His focus is now on youth, but health and well-being remain his top priority, Eyrich said, sitting in his new office, adjacent to the middle/high school gym, a box of soccer balls on the floor by his desk, ready for play.

With two children at Yellow Springs High School, both of whom have gone through the local schools since kindergarten, Eyrich said he is excited to be working for the district.

“I truly appreciate and respect the culture of Yellow Springs and Yellow Springs Schools,” he said.

When the opportunity to apply for the AD job arose, “something just called me and said, ‘yes,’” he said.

And he feels his has something unique to offer.

“I feel one of my [strenghts] is I was in an industry that took care of people,” he said.

Describing himself as “a people person,” Eyrich said he looks forward to interacting with the wide spectrum of people that are part of school athletics — students, parents, teachers, coaches, referees and administrators and coaches from other schools.

Born in Plattsburgh, N.Y., Eyrich was 3 when his family moved to Ohio’s Greene County, the result of his Air Force father’s assignment to Wright-Patterson Air Force Base. Except for four years as a student at Wilmington College, he’s lived in the Xenia area ever since.

His service on various professional and community organizations has included the boards of directors of several area agencies, including the Xenia YMCA, as well as membership in the Xenia Rotary Club and Xenia Old Fashioned Days Committee. He is currently president of Club X Soccer, the Xenia-based select soccer organization with which he previously served as director of teams and assistant coach.

He said his main sport through high school and college was soccer, playing for the Wilmington Quakers throughout his time there. He also wrestled and played baseball as a high school student and later played softball with adult leagues. His wife, Kristen, is also a soccer enthusiast, having played all four years as a student at Wright State University.

“She gets my reasoning for leaving the health care and management field to go into the athletic world,” he said, even though the Yellow Springs position is half time. His salary is $38,710.

Building the athletic program

Eyrich said he has several goals for the Yellow Springs athletics program.

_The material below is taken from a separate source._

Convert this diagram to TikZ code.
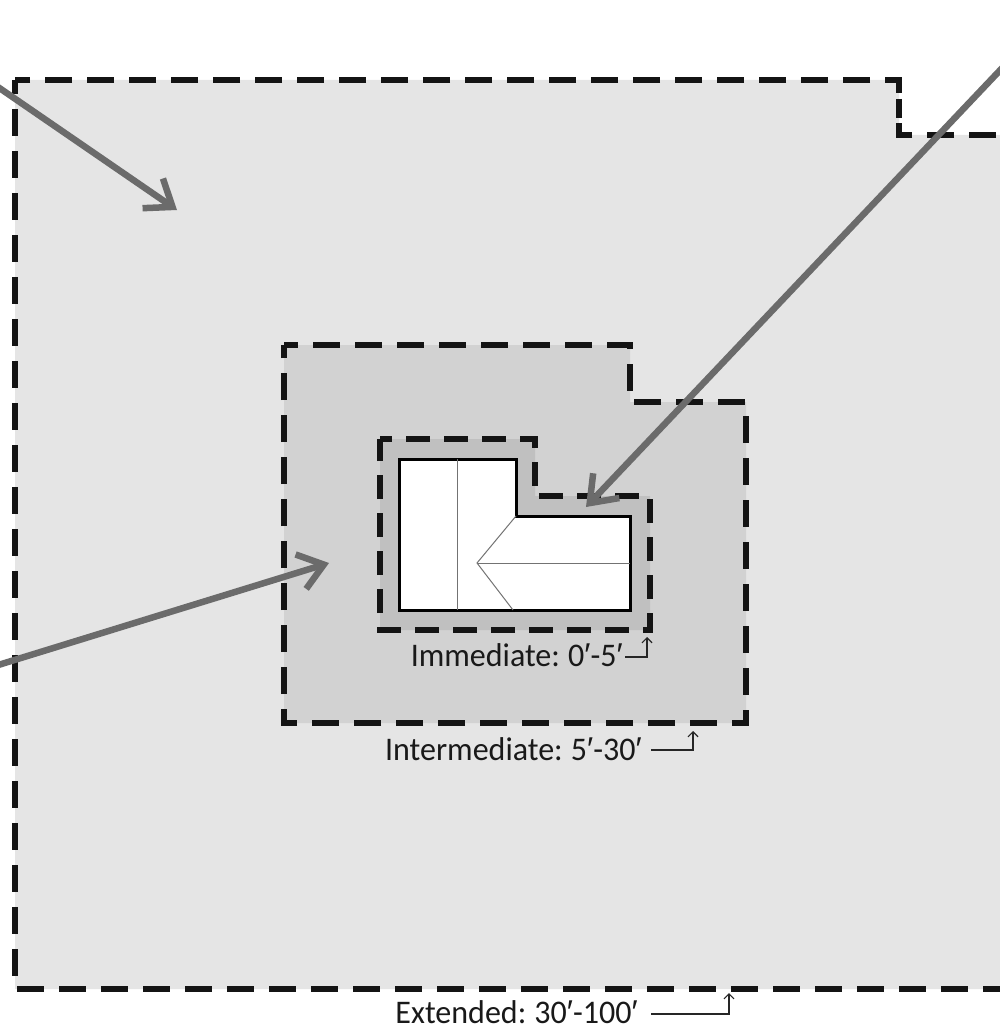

For one, he’d like to see an increase in the number of students participating in school sports. And he’d like to see  more community members “sitting in the seats” at games and meets, along with an infusion of energy into the booster’s groups.

Yellow Springs currently fields 13 team sports, with a budget of about $25,000. Repairs to the middle/high school athletic field and track, estimated at $1.3 million, have been delayed while the district seeks possible outside funding and sponsorships. In the meantime, this year’s track team will have no home meets, Eyrich said, with all events to be held away until the fraying track is repaired.

Primary among Eyrich’s goals, however, is to “create a culture that’s geared toward developing strong student-athletes,” he said.

A fundamental value of that culture is commitment, he said. He wants Yellow Springs athletes to “understand that their commitment to the sport they signed up for is no different from the commitment they have made to school, their job, or whatever.”

Ultimately, commitment is more important than ability, he said, adding that he doesn’t want anyone to stay away from sports because they don’t think they’re good enough.

“We have room for everyone,” he said.

Commitment and character speak to the second half of Eyrich’s new job title: director of athletics and student leadership.

Reflecting on the leadership-building part of the job, Eyrich said he would like to facilitate more student-athletes and even whole teams doing service work in the community.

“To branch outside of these walls to gain characteristics of what a leader really is,” he added.

Eyrich believes that sports participation helps form leaders.

“It gives our student-athletes the opportunity to face challenging situations,” he said.

“You’re going to win and you’re going to lose,” he sad. “How do you handle those situations? How do you grow from that? How do you make yourself stronger individually, and how do you work as a team?

Athletics, he concluded, “help form you into a complete person.”